As odd as it may look, the light "is correctly placed for vehicular traffic control for those turning east on to Bloomington Road from Prospect Avenue, which is why it is visible from the nearby restaurant," Koester said.
"Since Bloomington Road intersects Prospect Avenue at an angle, the right turn is offset from the main intersection. Once a vehicle enters the area to make the turn, other traffic lights are not visible. Also, since there is a marked crosswalk that runs at an angle from where the sidewalks connect, it is important to ensure that vehicles follow proper traffic control and stop at the stop bar when the light is red."
"In the last few months I've noticed a black band wrapped around many wooden telephone poles. I don't recall seeing this before. It's not on every pole. This is not something that's just local. I have also seen this in Iowa and Indiana. Any idea what the purpose of these bands might serve?"
We asked Marcelyn Love, a spokeswoman for Ameren Illinois, the local electricity provider.
"Without seeing a picture: If the wrap is located near the ground line it is a preservative treatment that adds a protective element to the wood, with the intent of extending pole life by countering bacteria that could cause decay in the wood pole," she said.
"If it's a hard plastic located approximately 6 feet or so off of the ground, it is intended to prevent squirrels and other small animals from gaining traction to climb the pole."
Weather stations where the buffalo roamed
"It appears there are several weather collecting stations in and around Buffalo Trace Trail at Lake of the Woods County Park on the north side of Mahomet. Is it weather data that is being collected and for what reason?"
Congratulations on your powers of observation at this interesting spot north of I-74 where bison once drank at the Sangamon River and grazed on the tall prairie grass. This spot was part of a well-worn buffalo trail that later was used by a railroad line, then U.S. 150 and eventually I-74.

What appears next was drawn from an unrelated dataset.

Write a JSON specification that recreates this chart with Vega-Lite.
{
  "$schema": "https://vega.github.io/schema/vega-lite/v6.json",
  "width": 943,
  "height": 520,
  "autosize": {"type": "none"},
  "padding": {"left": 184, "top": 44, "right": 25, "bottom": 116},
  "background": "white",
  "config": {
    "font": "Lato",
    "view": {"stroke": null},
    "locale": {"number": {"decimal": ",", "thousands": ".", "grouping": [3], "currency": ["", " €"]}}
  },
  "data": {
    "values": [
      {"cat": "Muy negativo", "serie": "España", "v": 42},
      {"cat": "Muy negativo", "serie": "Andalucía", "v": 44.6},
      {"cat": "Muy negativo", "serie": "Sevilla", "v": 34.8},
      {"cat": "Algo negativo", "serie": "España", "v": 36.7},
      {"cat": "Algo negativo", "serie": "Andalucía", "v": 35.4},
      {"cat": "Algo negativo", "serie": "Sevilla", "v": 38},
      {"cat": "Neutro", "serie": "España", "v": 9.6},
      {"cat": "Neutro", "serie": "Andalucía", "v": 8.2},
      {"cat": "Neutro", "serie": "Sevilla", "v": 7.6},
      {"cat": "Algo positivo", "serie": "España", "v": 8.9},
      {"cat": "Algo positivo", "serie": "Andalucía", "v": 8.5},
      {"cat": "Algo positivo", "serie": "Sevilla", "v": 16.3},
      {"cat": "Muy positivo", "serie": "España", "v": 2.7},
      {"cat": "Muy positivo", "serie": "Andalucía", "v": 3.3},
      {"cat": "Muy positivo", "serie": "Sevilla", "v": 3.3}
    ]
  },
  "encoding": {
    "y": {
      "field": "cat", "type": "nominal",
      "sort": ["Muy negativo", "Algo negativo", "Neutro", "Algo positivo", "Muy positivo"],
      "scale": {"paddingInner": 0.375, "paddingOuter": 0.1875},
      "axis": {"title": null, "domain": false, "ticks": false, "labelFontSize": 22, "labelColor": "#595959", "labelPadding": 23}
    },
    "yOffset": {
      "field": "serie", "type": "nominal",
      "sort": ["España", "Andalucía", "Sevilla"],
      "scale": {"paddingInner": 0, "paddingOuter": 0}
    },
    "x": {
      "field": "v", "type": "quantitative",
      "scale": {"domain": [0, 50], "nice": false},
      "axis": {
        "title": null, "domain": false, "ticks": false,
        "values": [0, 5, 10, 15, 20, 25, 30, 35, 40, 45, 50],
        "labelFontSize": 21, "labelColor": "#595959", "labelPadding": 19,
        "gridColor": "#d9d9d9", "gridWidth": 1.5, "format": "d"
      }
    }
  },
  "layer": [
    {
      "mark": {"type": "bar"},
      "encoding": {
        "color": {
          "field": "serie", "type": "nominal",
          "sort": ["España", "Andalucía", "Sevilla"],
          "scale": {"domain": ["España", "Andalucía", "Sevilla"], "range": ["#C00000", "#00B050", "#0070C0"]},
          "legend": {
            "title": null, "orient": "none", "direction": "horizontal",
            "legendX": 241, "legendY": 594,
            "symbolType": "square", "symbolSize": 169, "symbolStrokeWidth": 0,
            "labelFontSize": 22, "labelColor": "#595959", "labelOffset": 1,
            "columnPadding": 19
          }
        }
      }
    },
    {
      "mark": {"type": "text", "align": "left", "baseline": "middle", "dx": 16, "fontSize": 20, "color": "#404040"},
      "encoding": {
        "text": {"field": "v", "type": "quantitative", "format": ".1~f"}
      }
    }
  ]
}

As for the instruments you spotted, yes, they are in place to measure atmospheric data, such as stability and flow, and were erected by a team from the University of South Carolina Department of Geography along with the Climate and Atmospheric Sciences Section of the Prairie Research Institute at the University of Illinois, said Michael Daab, the natural resources director at the Champaign County Forest Preserve District.
The instruments are set to be removed from the site by the end of November, he said.
Toys R Us store
"What will be going in old Toys R Us?"
For now, nothing, said Larry Happ, Champaign's building safety supervisor. He said there are no building permit applications for the former toy store at 40 E. Anthony.

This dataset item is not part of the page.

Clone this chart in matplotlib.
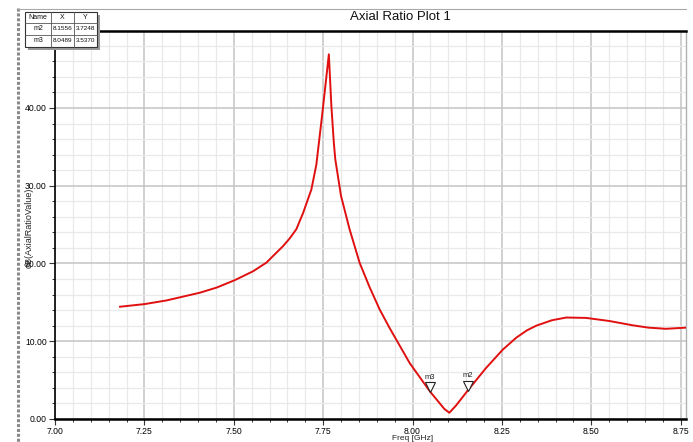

Perhaps it will become a new Toys R Us.
On Oct. 2, Geoffrey, LLC, Toys "R" Us, Inc.'s intellectual property holding company subsidiary, announced it is "moving forward with a plan for substantially all of its assets to be acquired by a group of investors led by Geoffrey, LLC's existing secured lenders."
The transition of the business to its new owners is pending approval of the United States Bankruptcy Court.
"Geoffrey, LLC, as reorganized, will control a portfolio of intellectual property that includes trademarks, ecommerce assets and data associated with the Toys 'R' Us and Babies 'R' Us businesses in the United States and all over the world, including a portfolio of over 20 well-known toy and baby brands such as Imaginarium, Koala Baby, Fastlane and Journey Girls," said a statement from the company. "The reorganized company will own rights to the Toys 'R' Us and Babies 'R' Us brands in all markets globally, with the exception of Canada."